# Gehäuse auf Rollen



## smoerebroet93 (17. Juli 2008)

*Gehäuse auf Rollen*

Hallo!

Kann mir wer bitte einen Rat geben wo man geile Gehäuse auf Rollen herbekommt?

sollte nicht zu teuer sein (~200€ maximal)


----------



## apocalypt0 (17. Juli 2008)

*AW: Gehäuse auf Rollen*



			
				smoerebroet93 am 17.07.2008 23:35 schrieb:
			
		

> Hallo!
> 
> Kann mir wer bitte einen Rat geben wo man geile Gehäuse auf Rollen herbekommt?
> 
> sollte nicht zu teuer sein (~200€ maximal)

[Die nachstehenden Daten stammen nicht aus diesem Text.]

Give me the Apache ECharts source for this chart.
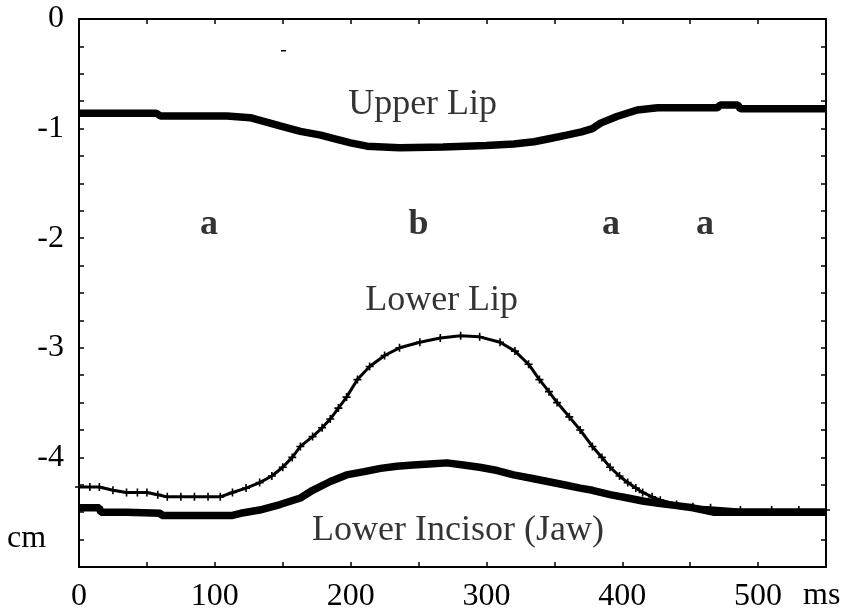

Nimm ein Case deiner Wahl und Schraub Rollen Drunter.


----------



## Soldat0815 (17. Juli 2008)

*AW: Gehäuse auf Rollen*

http://www.caseking.de/shop/catalog/Gehaeuse/Lian-Li/Lian-Li-PC-Value-Serie:::29_88_475.html



			
				apocalypt0 am 17.07.2008 23:43 schrieb:
			
		

> smoerebroet93 am 17.07.2008 23:35 schrieb:
> 
> 
> 
> ...



oder so


----------



## Maschine311 (19. Juli 2008)

*AW: Gehäuse auf Rollen*



			
				Soldat0815 am 17.07.2008 23:45 schrieb:
			
		

> http://www.caseking.de/shop/catalog/Gehaeuse/Lian-Li/Lian-Li-PC-Value-Serie:::29_88_475.html
> 
> 
> 
> ...



Hier die passen von größe und Preis her, sind aus weichem Gummi und schön leise noch dazu!
http://www.ikea.com/de/de/catalog/products/96671300

Habe mir ein Brett gemacht und die rollen darunter geschraubt, so mußt du nicht am Gehäuse herum herumfummeln und beim Tower wechsel haste auch keine Probs!


----------



## smoerebroet93 (22. Juli 2008)

*AW: Gehäuse auf Rollen*

danke sehr


----------



## smallphil (30. Juli 2008)

*AW: Gehäuse auf Rollen*



			
				smoerebroet93 am 17.07.2008 23:35 schrieb:
			
		

> Hallo!
> 
> Kann mir wer bitte einen Rat geben wo man geile Gehäuse auf Rollen herbekommt?
> 
> sollte nicht zu teuer sein (~200€ maximal)



Lian Li baut sehr sehr hochwertige Gehäuse auf Alu Rollen
wie z.B. dieses hier:http://www.lian-li.com/v2/en/product/product06.php?pr_index=209&cl_index=1&sc_index=25&ss_index=64
Es gibt aber noch viele andere Modelle. Kann ich dir wirklich empfehlen ich hab selber eins von Lian Li und würde es gegen fast kein Gehäuse der Welt eintauschen wollen!


----------